● Provided records

▽

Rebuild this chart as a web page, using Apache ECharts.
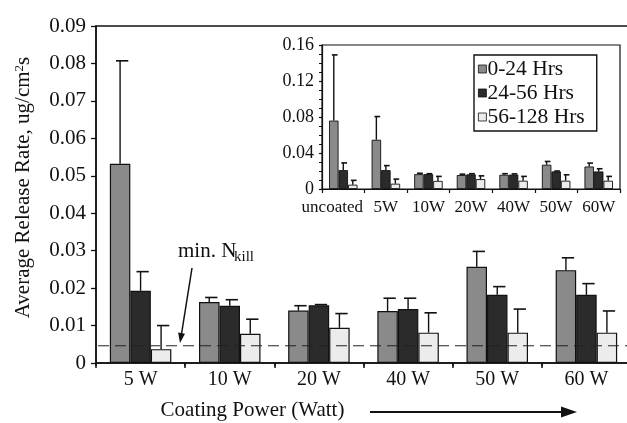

△
▽

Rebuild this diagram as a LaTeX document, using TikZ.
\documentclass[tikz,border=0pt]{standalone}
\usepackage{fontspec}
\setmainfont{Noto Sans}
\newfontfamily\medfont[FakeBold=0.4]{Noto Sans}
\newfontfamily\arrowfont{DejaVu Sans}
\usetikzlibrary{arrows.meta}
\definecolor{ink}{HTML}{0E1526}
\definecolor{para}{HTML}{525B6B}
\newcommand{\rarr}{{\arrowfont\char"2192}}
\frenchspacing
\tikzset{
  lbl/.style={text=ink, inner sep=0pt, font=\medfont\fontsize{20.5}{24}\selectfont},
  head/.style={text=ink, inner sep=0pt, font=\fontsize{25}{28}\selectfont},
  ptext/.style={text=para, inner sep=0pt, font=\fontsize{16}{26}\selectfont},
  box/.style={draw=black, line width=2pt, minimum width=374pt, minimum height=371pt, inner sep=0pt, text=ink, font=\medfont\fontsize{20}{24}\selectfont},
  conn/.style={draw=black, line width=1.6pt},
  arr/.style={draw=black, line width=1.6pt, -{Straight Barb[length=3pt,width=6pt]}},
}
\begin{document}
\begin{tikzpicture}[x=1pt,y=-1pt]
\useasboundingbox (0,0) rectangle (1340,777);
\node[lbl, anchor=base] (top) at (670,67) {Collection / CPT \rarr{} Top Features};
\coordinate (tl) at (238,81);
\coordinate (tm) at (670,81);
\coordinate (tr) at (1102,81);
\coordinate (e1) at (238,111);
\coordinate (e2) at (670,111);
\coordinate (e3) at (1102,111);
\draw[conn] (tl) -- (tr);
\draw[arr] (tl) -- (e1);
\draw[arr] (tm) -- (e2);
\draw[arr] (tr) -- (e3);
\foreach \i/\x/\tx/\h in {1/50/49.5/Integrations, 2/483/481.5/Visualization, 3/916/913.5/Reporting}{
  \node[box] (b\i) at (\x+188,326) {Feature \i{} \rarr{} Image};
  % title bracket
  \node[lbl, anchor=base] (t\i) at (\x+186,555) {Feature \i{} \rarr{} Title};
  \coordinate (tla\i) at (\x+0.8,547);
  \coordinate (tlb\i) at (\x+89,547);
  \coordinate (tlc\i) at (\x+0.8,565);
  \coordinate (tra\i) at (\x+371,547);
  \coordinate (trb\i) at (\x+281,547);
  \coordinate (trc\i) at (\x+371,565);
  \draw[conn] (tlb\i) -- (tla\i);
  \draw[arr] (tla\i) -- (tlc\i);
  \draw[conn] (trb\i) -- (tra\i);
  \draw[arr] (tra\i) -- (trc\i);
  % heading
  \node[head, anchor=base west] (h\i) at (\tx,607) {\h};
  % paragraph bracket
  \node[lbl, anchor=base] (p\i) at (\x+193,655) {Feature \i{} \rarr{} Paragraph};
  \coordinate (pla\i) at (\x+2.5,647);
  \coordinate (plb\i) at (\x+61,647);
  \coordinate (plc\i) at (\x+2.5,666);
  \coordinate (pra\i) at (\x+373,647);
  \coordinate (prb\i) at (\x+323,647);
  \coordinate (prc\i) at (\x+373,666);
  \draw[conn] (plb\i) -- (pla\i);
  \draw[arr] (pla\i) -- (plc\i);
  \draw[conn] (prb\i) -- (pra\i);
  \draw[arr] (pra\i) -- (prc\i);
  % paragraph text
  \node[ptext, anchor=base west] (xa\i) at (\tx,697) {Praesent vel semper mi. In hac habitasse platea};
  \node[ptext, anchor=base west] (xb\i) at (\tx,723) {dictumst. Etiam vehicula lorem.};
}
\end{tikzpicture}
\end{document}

△
▽

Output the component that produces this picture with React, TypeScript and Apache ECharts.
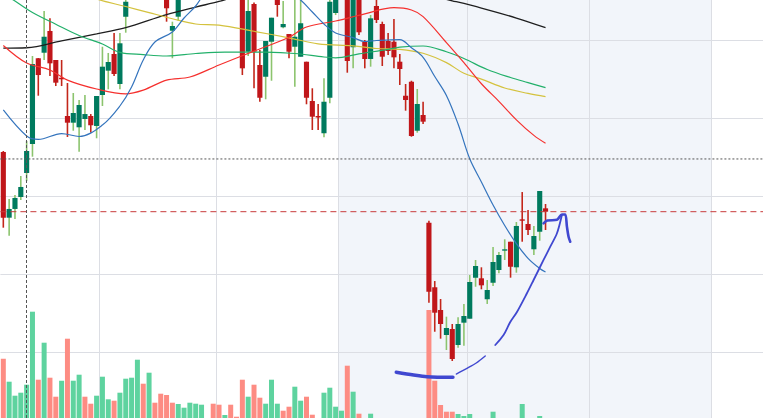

△

Copy every line from the records above that contains the word "Rebuild".

● Result
Rebuild this chart as a web page, using Apache ECharts.
Rebuild this diagram as a LaTeX document, using TikZ.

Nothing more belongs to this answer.